In this project you are going to connect an LCD to your board and write a short message on it.

• One Edison connected to \Wyliodrin;
• One 16×2 LCD;
• One breadboard;
• Sixteen male-male jumper wires;
• One potentiometer.

The LCD has a parallel interface, meaning that the board has to manage several interface pins at once to control the display.

The first pin is the RS(Register Select) that controls where exactly in the LCD's memory you are writing data to.

There is an Enable pin that enables writing to the registers.

The third one is the R/W(Read/Write) pin that selects from reading or writing mode.

The LCD also has 8 data pins (D0 -D7). The states of these pins (high or low) are the bits that you're reading to a register when you read, or the values you are writing when you write.

There are also power supply pins (5V and GND) for powering the LCD, LED Backlight (Bklt- and Bklt+) pins that you can use to turn off and on the LED backlight and a display contrast pin (Vo) to control the display contrast.

What does 16×2 LCD mean? It means that the LCD has 16 columns and 2 rows. You place the LCD on the breadboard and connect it to the board as follows.

The first two pins on the right are the used to power up the LCD. The next four pins, the ones with green cables, are the data pins. They allow the LCD to communicate with the board. The next two pins connected by yellow cables are the control pins. There are also three pins used for contrast. Two of them are used to power on the backlight and there is one more pin directly connected to the potentiometer. This way you can control the contrast just by rotating it.

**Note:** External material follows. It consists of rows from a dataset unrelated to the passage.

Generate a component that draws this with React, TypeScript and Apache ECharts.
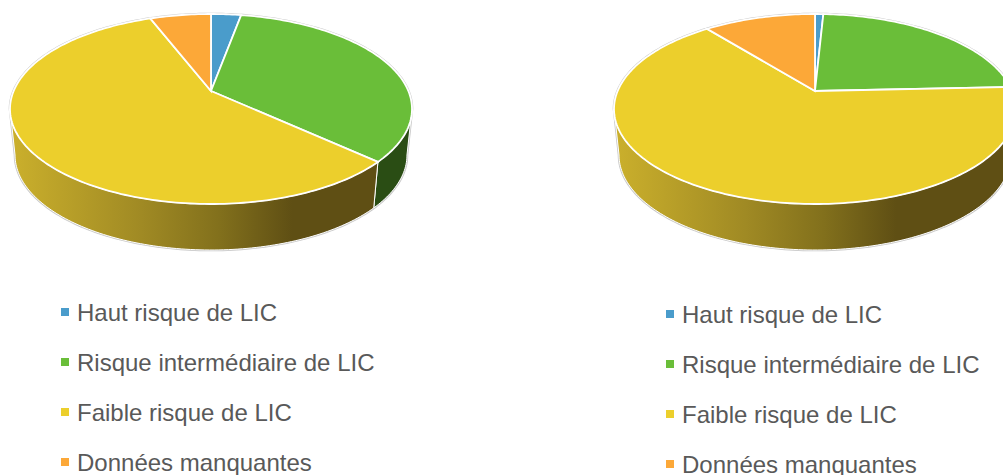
import React, { useEffect, useRef } from "react";
import * as echarts from "echarts";

const categories = ["Haut risque de LIC", "Risque intermédiaire de LIC", "Faible risque de LIC", "Données manquantes"];
const leftValues = [2.9, 33.9, 57.3, 5.9];
const rightValues = [0.8, 23.5, 64.9, 10.8];
const topColors = ["#4a9ccb", "#6abe39", "#eccf2c", "#fca838"];
const wallStops = [
  ["#2f6a8a", "#2f6a8a"],
  ["#2a4d14", "#2a4d14"],
  ["#cbb02c", "#a08a24", "#82701c", "#5f4f14", "#5f4f14"],
  ["#a5702a", "#a5702a"],
];

const APEX_Y = 91;
const TOP_REACH = 77;
const BOTTOM_REACH = 113;
const WIDTH_REACH = 201;
const DEPTH = 46;
const BASE_SCALE = 0.975;
const k = (BOTTOM_REACH - TOP_REACH) / (BOTTOM_REACH + TOP_REACH);
const A = TOP_REACH * (1 + k);
const B = WIDTH_REACH * Math.sqrt(1 - k * k);

function project(cx: number, theta: number): [number, number] {
  const u = Math.sin(theta);
  const v = -Math.cos(theta);
  const w = 1 - k * v;
  return [cx + (B * u) / w, APEX_Y + (A * v) / w];
}

// angle where the rim reaches its horizontal extreme (clockwise from top)
const rightExtreme = Math.PI - Math.acos(k);
const leftExtreme = Math.PI + Math.acos(k);

function arc(cx: number, a0: number, a1: number, base = false): [number, number][] {
  const n = Math.max(2, Math.ceil(Math.abs(a1 - a0) / 0.02));
  const pts: [number, number][] = [];
  for (let i = 0; i <= n; i++) {
    const p = project(cx, a0 + ((a1 - a0) * i) / n);
    pts.push(base ? [cx + (p[0] - cx) * BASE_SCALE, p[1] + DEPTH] : p);
  }
  return pts;
}

function pieRenderer(values: number[], cx: number) {
  const total = values.reduce((s, v) => s + v, 0);
  return (params: any, api: any) => {
    const i = params.dataIndex;
    const start = values.slice(0, i).reduce((s, v) => s + v, 0);
    const a0 = (start / total) * Math.PI * 2;
    const a1 = ((start + api.value(0)) / total) * Math.PI * 2;
    const children: any[] = [];
    if (i === 0) {
      const silhouette = [
        ...arc(cx, leftExtreme, Math.PI * 2 + rightExtreme),
        ...arc(cx, rightExtreme, leftExtreme, true),
      ];
      children.push({
        type: "polygon",
        z2: 0,
        shape: { points: silhouette },
        style: { fill: "#fff", stroke: "#c8c8c8", lineWidth: 2.6 },
      });
    }
    const w0 = Math.max(a0, rightExtreme);
    const w1 = Math.min(a1, leftExtreme);
    if (w1 > w0) {
      const stops = wallStops[i];
      const gradient = new echarts.graphic.LinearGradient(
        cx - WIDTH_REACH,
        0,
        cx + 90,
        0,
        stops.map((color: string, s: number) => ({
          offset: [0, 0.45, 0.72, 0.97, 1][stops.length === 2 ? s * 4 : s],
          color,
        })),
        true as any,
      );
      children.push({
        type: "polygon",
        z2: 1,
        shape: { points: [...arc(cx, w0, w1), ...arc(cx, w1, w0, true)] },
        style: { fill: gradient, stroke: "#fff", lineWidth: 1 },
      });
    }
    children.push({
      type: "polygon",
      z2: 2,
      shape: { points: [[cx, APEX_Y], ...arc(cx, a0, a1)] },
      style: { fill: topColors[i], stroke: "#fff", lineWidth: 1.8 },
    });
    return { type: "group", children };
  };
}

const legendBase = {
  orient: "vertical",
  icon: "rect",
  itemWidth: 8,
  itemHeight: 8,
  itemGap: 26,
  selectedMode: false,
  data: categories,
  height: 260,
  padding: 0,
  textStyle: {
    fontFamily: "Liberation Sans",
    fontSize: 24,
    color: "#595959",
    lineHeight: 20,
    padding: [0, 0, 0, 3],
  },
};

export default function App() {
  const ref = useRef<HTMLDivElement>(null);
  useEffect(() => {
    document.body.style.margin = "0";
    const chart = echarts.init(ref.current!, null, { renderer: "svg" });
    chart.setOption({
      animation: false,
      legend: [
        { ...legendBase, left: 61, top: 300 },
        { ...legendBase, left: 666, top: 302 },
      ],
      series: [
        ...categories.map((name, i) => ({
          type: "custom",
          name,
          coordinateSystem: "none",
          itemStyle: { color: topColors[i] },
          data: [],
          renderItem: () => null,
        })),
        {
          type: "custom",
          coordinateSystem: "none",
          renderItem: pieRenderer(leftValues, 211),
          data: leftValues.map((v) => [v]),
          silent: true,
        },
        {
          type: "custom",
          coordinateSystem: "none",
          renderItem: pieRenderer(rightValues, 815),
          data: rightValues.map((v) => [v]),
          silent: true,
        },
      ],
    });
    return () => chart.dispose();
  }, []);
  return <div ref={ref} style={{ width: 1003, height: 475 }} />;
}
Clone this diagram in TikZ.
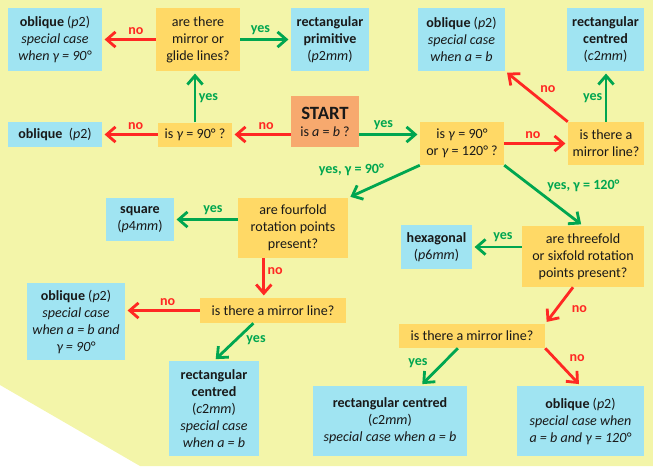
\documentclass[tikz,border=0pt]{standalone}
\usepackage{fontspec}
\setmainfont{Carlito}
\usepackage{tikz}
\usetikzlibrary{arrows.meta}
\definecolor{bgyellow}{rgb}{0.953,0.961,0.663}
\definecolor{ansblue}{rgb}{0.627,0.894,0.949}
\definecolor{askorange}{rgb}{1,0.851,0.4}
\definecolor{startorange}{rgb}{0.969,0.663,0.431}
\definecolor{yesgreen}{rgb}{0,0.651,0.314}
\definecolor{nored}{rgb}{1,0.157,0.137}
\definecolor{txt}{rgb}{0.1,0.1,0.1}

\begin{document}
\begin{tikzpicture}[x=0.03cm,y=-0.03cm,
  every node/.style={font=\fontsize{12}{14.5}\selectfont,text=txt},
  ans/.style={fill=ansblue,align=center,inner sep=0pt},
  ask/.style={fill=askorange,align=center,inner sep=0pt},
  startbox/.style={fill=startorange,align=center,inner sep=0pt},
  wh/.style 2 args={minimum width=#1*0.03cm,minimum height=#2*0.03cm},
  yesarr/.style={draw=yesgreen,line width=2.4pt,-{Straight Barb[length=7.5pt,width=13pt]},shorten >=2pt},
  noarr/.style={draw=nored,line width=2.4pt,-{Straight Barb[length=7.5pt,width=13pt]},shorten >=2pt},
  yeslbl/.style={text=yesgreen,font=\fontsize{12}{14}\selectfont\bfseries,inner sep=2pt},
  nolbl/.style={text=nored,font=\fontsize{12}{14}\selectfont\bfseries,inner sep=2pt}]

  % background
  \fill[bgyellow] (0,0) -- (653,0) -- (653,466) -- (140,466) -- (0,385) -- cycle;
  \useasboundingbox (0,0) rectangle (653,466);

  % top row
  \node[ans,wh={94}{63}] (obl1) at (55,39.5) {\textbf{oblique} (\textit{p}2)\\\textit{special case}\\\textit{when γ = 90°}};
  \node[ask,wh={84}{63}] (mirglide) at (198,39.5) {are there\\mirror or\\glide lines?};
  \node[ans,wh={78}{63}] (rectprim) at (330,39.5) {\textbf{rectangular}\\\textbf{primitive}\\(\textit{p}2\textit{mm})};
  \node[ans,wh={87}{63}] (obl2) at (461.5,39.5) {\textbf{oblique} (\textit{p}2)\\\textit{special case}\\\textit{when a = b}};
  \node[ans,wh={77}{63}] (rectc1) at (605.5,39.5) {\textbf{rectangular}\\\textbf{centred}\\(\textit{c}2\textit{mm})};

  % second row
  \node[ans,wh={94}{25}] (obl0) at (55,134.5) {\textbf{oblique}~ (\textit{p}2)};
  \node[ask,wh={74}{24}] (gam90) at (195,134.5) {is \textit{γ} = 90° ?};
  \node[startbox,wh={68}{51}] (start) at (325,121.5) {{\fontsize{16}{19}\selectfont\bfseries START}\\is \textit{a} = \textit{b} ?};
  \node[ask,wh={84}{43}] (gam90120) at (462,143.5) {is \textit{γ} = 90°\\or \textit{γ} = 120° ?};
  \node[ask,wh={76}{43}] (mirror1) at (606,143.5) {is there a\\mirror line?};

  % middle
  \node[ans,wh={68}{43}] (square) at (140,219.5) {\textbf{square}\\(\textit{p}4\textit{mm})};
  \node[ask,wh={110}{60}] (fourfold) at (293,228) {are fourfold\\rotation points\\present?};
  \node[ans,wh={71}{44}] (hexa) at (436.5,247) {\textbf{hexagonal}\\(\textit{p}6\textit{mm})};
  \node[ask,wh={122}{61}] (threefold) at (583,256.5) {are threefold\\or sixfold rotation\\points present?};

  % bottom
  \node[ans,wh={98}{77}] (obl3) at (76,321.5) {\textbf{oblique} (\textit{p}2)\\\textit{special case}\\\textit{when a = b and}\\\textit{γ = 90°}};
  \node[ask,wh={146}{25}] (mirror2) at (273,310.5) {is there a mirror line?};
  \node[ask,wh={146}{24}] (mirror3) at (472,336) {is there a mirror line?};
  \node[ans,wh={90}{95}] (rectc2) at (214,408.5) {\textbf{rectangular}\\\textbf{centred}\\(\textit{c}2\textit{mm})\\\textit{special case}\\\textit{when a = b}};
  \node[ans,wh={154}{70}] (rectc3) at (390,421) {\textbf{rectangular centred}\\(\textit{c}2\textit{mm})\\\textit{special case when a = b}};
  \node[ans,wh={127}{70}] (obl4) at (580.5,421) {\textbf{oblique} (\textit{p}2)\\\textit{special case when}\\\textit{a = b and γ = 120°}};

  % arrows
  \draw[noarr] (mirglide) -- (obl1) node[nolbl,above=1pt,pos=.37] {no};
  \draw[yesarr] (mirglide) -- (rectprim) node[yeslbl,above=1pt,pos=.4] {yes};
  \draw[yesarr] (gam90) -- (gam90.north |- mirglide.south) node[yeslbl,right,pos=.48] {yes};
  \draw[noarr] (gam90) -- (obl0) node[nolbl,above=1pt,pos=.4] {no};
  \draw[noarr] (gam90.east -| start.west) -- (gam90) node[nolbl,above=1pt,pos=.42] {no};
  \draw[yesarr] (gam90.east -| start.east) -- (gam90.east -| gam90120.west) node[yeslbl,above=1pt,pos=.4] {yes};
  \draw[noarr] (gam90120) -- (mirror1) node[nolbl,above=1pt,pos=.45] {no};
  \draw[noarr] (mirror1.north west) -- (obl2.south east) node[nolbl,above right,pos=.5] {no};
  \draw[yesarr] (mirror1) -- (mirror1.north |- rectc1.south) node[yeslbl,left,pos=.47] {yes};
  \draw[yesarr] (gam90120.south west) -- (fourfold.north east) node[yeslbl,above left,pos=.45] {yes, γ = 90°};
  \draw[yesarr] (gam90120.south east) -- (threefold.north) node[yeslbl,above right,pos=.5] {yes, γ = 120°};
  \draw[yesarr] (fourfold.west |- square.east) -- (square) node[yeslbl,above=1pt,pos=.39] {yes};
  \draw[noarr] (fourfold.226) -- (fourfold.226 |- mirror2.north) node[nolbl,right,pos=.33] {no};
  \draw[noarr] (mirror2.west) -- (mirror2.west -| obl3.east) node[nolbl,above=1pt,pos=.43] {no};
  \draw[yesarr] (mirror2.213) -- (rectc2.north) node[yeslbl,right=6pt,pos=.45] {yes};
  \draw[yesarr] (threefold.west |- hexa.east) -- (hexa) node[yeslbl,above=1pt,pos=.38] {yes};
  \draw[noarr] (threefold.252) -- (mirror3.north east) node[nolbl,right=10pt,pos=.6] {no};
  \draw[yesarr] (mirror3.221) -- (rectc3.49) node[yeslbl,left=10pt,pos=.4] {yes};
  \draw[noarr] (mirror3.south east) -- (obl4.north) node[nolbl,right=10pt,pos=.25] {no};
\end{tikzpicture}
\end{document}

You go to the Wyliodrin Applications page and create a new application. You name it and select Streams as programming language. Once created, you click on the new application's name to open it. Start as usual with the run node. To read the value from the temperature sensor through the analog pin. Next, you need the conversion from 0-1024 values to degrees. It is the same function from the project where you first used the temperature sensor.

Now you have the temperature, what do you do with it? Let's write it on the LCD. How? Use the simple way of Visual Programming Blocks.

Add a visual node and inside it do as follows.

First of all, you need to initialise the LCD. For this you select the Peripherals/LCD/Init LCD block.

To write something, you will use the Perpherals/LCD/Print on LCD [] block. you place it below the Initblock and write the message received from the conversion function in it.

Once the project runs, you should see the temperature from your room on the LCD, however, the contrast might be to high and the text can be difficult to read. In order to modify the contrast, you just roll the rotary angle.

You run the project.

1. Connect a distance sensor and show the values on an LCD.
   
2. Connect a gas sensor to an analog pin of the board and show the values on an LCD when they go over a set value (use a slider to set it). If the values stay under this value, show a message on the LCD, There is no gas danger .
3. Add a 7 segment to the setup. On this display you can choose to display one digit of the value received from a sensor.
   
   Hint In the example you can see a common anode 7 segment, which means that there is one common VCC for all of the 7 LEDs the display consists of. The segments will be alight when the value on the corresponding pins is 0, as this way the circuit is closed. If it has a common cathode, it will be connected to the ground, and the value which turns on the segments is 1.
4. Connect 4 LEDs using a 74HC595 shift register and make them blink one by one, in order.\\
   Hint In the example, there is a 595 shift register used with 8 LEDs. You need only 4, so, when you search for the piece's datasheet, look which are the first 4 GPIO pins and use only these, starting with 0.
5. Make a setup which works by this rules. You connect a distance sensor, a button, use a ruler and a sheet of paper.

At one end of the ruler you put the sensor and, at a certain distance, place the paper. When you press the button, your board should receive the value from the sensor with the distance where it detects the obstacle. Send these values to a chart in the dashboard via a signal. When you add the chart, go in its settings and uncheck the time stamp field. After doing this, you can master not only the Y axes, but the X as well. In streams you will be able to set each one with the change node. On X you put the value of the distance on the ruler. On Y, the values sent by the sensor.